## PROBLEM DESCRIPTION
Below is the data. Give it again, complete and exact.

## GIVEN DATA
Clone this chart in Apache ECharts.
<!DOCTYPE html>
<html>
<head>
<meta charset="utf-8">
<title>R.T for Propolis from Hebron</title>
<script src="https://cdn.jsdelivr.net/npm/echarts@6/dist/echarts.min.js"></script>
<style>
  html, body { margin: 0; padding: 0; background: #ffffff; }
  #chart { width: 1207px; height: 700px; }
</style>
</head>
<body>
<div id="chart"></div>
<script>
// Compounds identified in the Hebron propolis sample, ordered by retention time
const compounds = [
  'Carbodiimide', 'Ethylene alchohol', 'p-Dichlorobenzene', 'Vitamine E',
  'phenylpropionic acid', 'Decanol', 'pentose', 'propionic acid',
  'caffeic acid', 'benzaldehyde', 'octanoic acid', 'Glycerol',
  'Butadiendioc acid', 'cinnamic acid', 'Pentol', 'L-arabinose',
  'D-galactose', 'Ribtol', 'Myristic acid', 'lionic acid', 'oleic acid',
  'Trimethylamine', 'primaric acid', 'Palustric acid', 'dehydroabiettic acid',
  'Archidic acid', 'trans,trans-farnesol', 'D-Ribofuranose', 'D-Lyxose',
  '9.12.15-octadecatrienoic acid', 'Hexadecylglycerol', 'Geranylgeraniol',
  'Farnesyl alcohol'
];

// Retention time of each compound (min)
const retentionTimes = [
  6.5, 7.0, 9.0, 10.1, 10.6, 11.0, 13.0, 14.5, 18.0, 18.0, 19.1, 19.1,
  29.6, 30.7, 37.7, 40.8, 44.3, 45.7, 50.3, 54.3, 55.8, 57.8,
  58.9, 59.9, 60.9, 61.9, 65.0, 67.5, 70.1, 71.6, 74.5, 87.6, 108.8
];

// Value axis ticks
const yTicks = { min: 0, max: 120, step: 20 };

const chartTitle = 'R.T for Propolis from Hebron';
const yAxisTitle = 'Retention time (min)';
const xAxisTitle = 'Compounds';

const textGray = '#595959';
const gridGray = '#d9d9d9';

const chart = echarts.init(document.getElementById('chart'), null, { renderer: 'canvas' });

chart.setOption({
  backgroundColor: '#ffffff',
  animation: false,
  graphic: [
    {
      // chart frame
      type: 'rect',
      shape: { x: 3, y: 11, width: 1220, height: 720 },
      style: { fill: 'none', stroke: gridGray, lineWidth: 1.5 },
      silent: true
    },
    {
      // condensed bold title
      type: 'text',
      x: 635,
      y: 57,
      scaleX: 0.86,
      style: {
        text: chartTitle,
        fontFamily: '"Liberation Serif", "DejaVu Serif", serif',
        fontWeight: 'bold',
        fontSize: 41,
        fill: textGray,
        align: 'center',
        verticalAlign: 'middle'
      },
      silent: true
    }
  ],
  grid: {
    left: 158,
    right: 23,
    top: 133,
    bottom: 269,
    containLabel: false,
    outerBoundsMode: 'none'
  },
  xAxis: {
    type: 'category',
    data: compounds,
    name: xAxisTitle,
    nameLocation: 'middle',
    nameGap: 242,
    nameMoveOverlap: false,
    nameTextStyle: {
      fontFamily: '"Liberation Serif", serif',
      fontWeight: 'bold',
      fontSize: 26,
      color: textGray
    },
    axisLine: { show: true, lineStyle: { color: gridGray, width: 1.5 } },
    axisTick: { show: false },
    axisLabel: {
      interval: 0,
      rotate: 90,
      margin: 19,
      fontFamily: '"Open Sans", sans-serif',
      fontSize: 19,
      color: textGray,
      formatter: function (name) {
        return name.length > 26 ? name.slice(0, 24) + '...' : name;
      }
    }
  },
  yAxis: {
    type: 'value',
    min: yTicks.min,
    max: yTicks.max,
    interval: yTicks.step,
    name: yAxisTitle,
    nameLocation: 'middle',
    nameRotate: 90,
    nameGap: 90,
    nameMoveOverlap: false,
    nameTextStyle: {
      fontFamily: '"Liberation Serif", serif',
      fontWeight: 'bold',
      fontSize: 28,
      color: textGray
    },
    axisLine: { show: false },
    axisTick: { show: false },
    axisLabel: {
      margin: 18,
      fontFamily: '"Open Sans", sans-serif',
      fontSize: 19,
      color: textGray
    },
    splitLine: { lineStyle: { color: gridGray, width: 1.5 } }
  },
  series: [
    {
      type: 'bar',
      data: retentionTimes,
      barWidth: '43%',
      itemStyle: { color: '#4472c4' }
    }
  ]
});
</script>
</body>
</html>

## TASK RESULT
Clone this chart in Apache ECharts.
<!DOCTYPE html>
<html>
<head>
<meta charset="utf-8">
<title>R.T for Propolis from Hebron</title>
<script src="https://cdn.jsdelivr.net/npm/echarts@6/dist/echarts.min.js"></script>
<style>
  html, body { margin: 0; padding: 0; background: #ffffff; }
  #chart { width: 1207px; height: 700px; }
</style>
</head>
<body>
<div id="chart"></div>
<script>
// Compounds identified in the Hebron propolis sample, ordered by retention time
const compounds = [
  'Carbodiimide', 'Ethylene alchohol', 'p-Dichlorobenzene', 'Vitamine E',
  'phenylpropionic acid', 'Decanol', 'pentose', 'propionic acid',
  'caffeic acid', 'benzaldehyde', 'octanoic acid', 'Glycerol',
  'Butadiendioc acid', 'cinnamic acid', 'Pentol', 'L-arabinose',
  'D-galactose', 'Ribtol', 'Myristic acid', 'lionic acid', 'oleic acid',
  'Trimethylamine', 'primaric acid', 'Palustric acid', 'dehydroabiettic acid',
  'Archidic acid', 'trans,trans-farnesol', 'D-Ribofuranose', 'D-Lyxose',
  '9.12.15-octadecatrienoic acid', 'Hexadecylglycerol', 'Geranylgeraniol',
  'Farnesyl alcohol'
];

// Retention time of each compound (min)
const retentionTimes = [
  6.5, 7.0, 9.0, 10.1, 10.6, 11.0, 13.0, 14.5, 18.0, 18.0, 19.1, 19.1,
  29.6, 30.7, 37.7, 40.8, 44.3, 45.7, 50.3, 54.3, 55.8, 57.8,
  58.9, 59.9, 60.9, 61.9, 65.0, 67.5, 70.1, 71.6, 74.5, 87.6, 108.8
];

// Value axis ticks
const yTicks = { min: 0, max: 120, step: 20 };

const chartTitle = 'R.T for Propolis from Hebron';
const yAxisTitle = 'Retention time (min)';
const xAxisTitle = 'Compounds';

const textGray = '#595959';
const gridGray = '#d9d9d9';

const chart = echarts.init(document.getElementById('chart'), null, { renderer: 'canvas' });

chart.setOption({
  backgroundColor: '#ffffff',
  animation: false,
  graphic: [
    {
      // chart frame
      type: 'rect',
      shape: { x: 3, y: 11, width: 1220, height: 720 },
      style: { fill: 'none', stroke: gridGray, lineWidth: 1.5 },
      silent: true
    },
    {
      // condensed bold title
      type: 'text',
      x: 635,
      y: 57,
      scaleX: 0.86,
      style: {
        text: chartTitle,
        fontFamily: '"Liberation Serif", "DejaVu Serif", serif',
        fontWeight: 'bold',
        fontSize: 41,
        fill: textGray,
        align: 'center',
        verticalAlign: 'middle'
      },
      silent: true
    }
  ],
  grid: {
    left: 158,
    right: 23,
    top: 133,
    bottom: 269,
    containLabel: false,
    outerBoundsMode: 'none'
  },
  xAxis: {
    type: 'category',
    data: compounds,
    name: xAxisTitle,
    nameLocation: 'middle',
    nameGap: 242,
    nameMoveOverlap: false,
    nameTextStyle: {
      fontFamily: '"Liberation Serif", serif',
      fontWeight: 'bold',
      fontSize: 26,
      color: textGray
    },
    axisLine: { show: true, lineStyle: { color: gridGray, width: 1.5 } },
    axisTick: { show: false },
    axisLabel: {
      interval: 0,
      rotate: 90,
      margin: 19,
      fontFamily: '"Open Sans", sans-serif',
      fontSize: 19,
      color: textGray,
      formatter: function (name) {
        return name.length > 26 ? name.slice(0, 24) + '...' : name;
      }
    }
  },
  yAxis: {
    type: 'value',
    min: yTicks.min,
    max: yTicks.max,
    interval: yTicks.step,
    name: yAxisTitle,
    nameLocation: 'middle',
    nameRotate: 90,
    nameGap: 90,
    nameMoveOverlap: false,
    nameTextStyle: {
      fontFamily: '"Liberation Serif", serif',
      fontWeight: 'bold',
      fontSize: 28,
      color: textGray
    },
    axisLine: { show: false },
    axisTick: { show: false },
    axisLabel: {
      margin: 18,
      fontFamily: '"Open Sans", sans-serif',
      fontSize: 19,
      color: textGray
    },
    splitLine: { lineStyle: { color: gridGray, width: 1.5 } }
  },
  series: [
    {
      type: 'bar',
      data: retentionTimes,
      barWidth: '43%',
      itemStyle: { color: '#4472c4' }
    }
  ]
});
</script>
</body>
</html>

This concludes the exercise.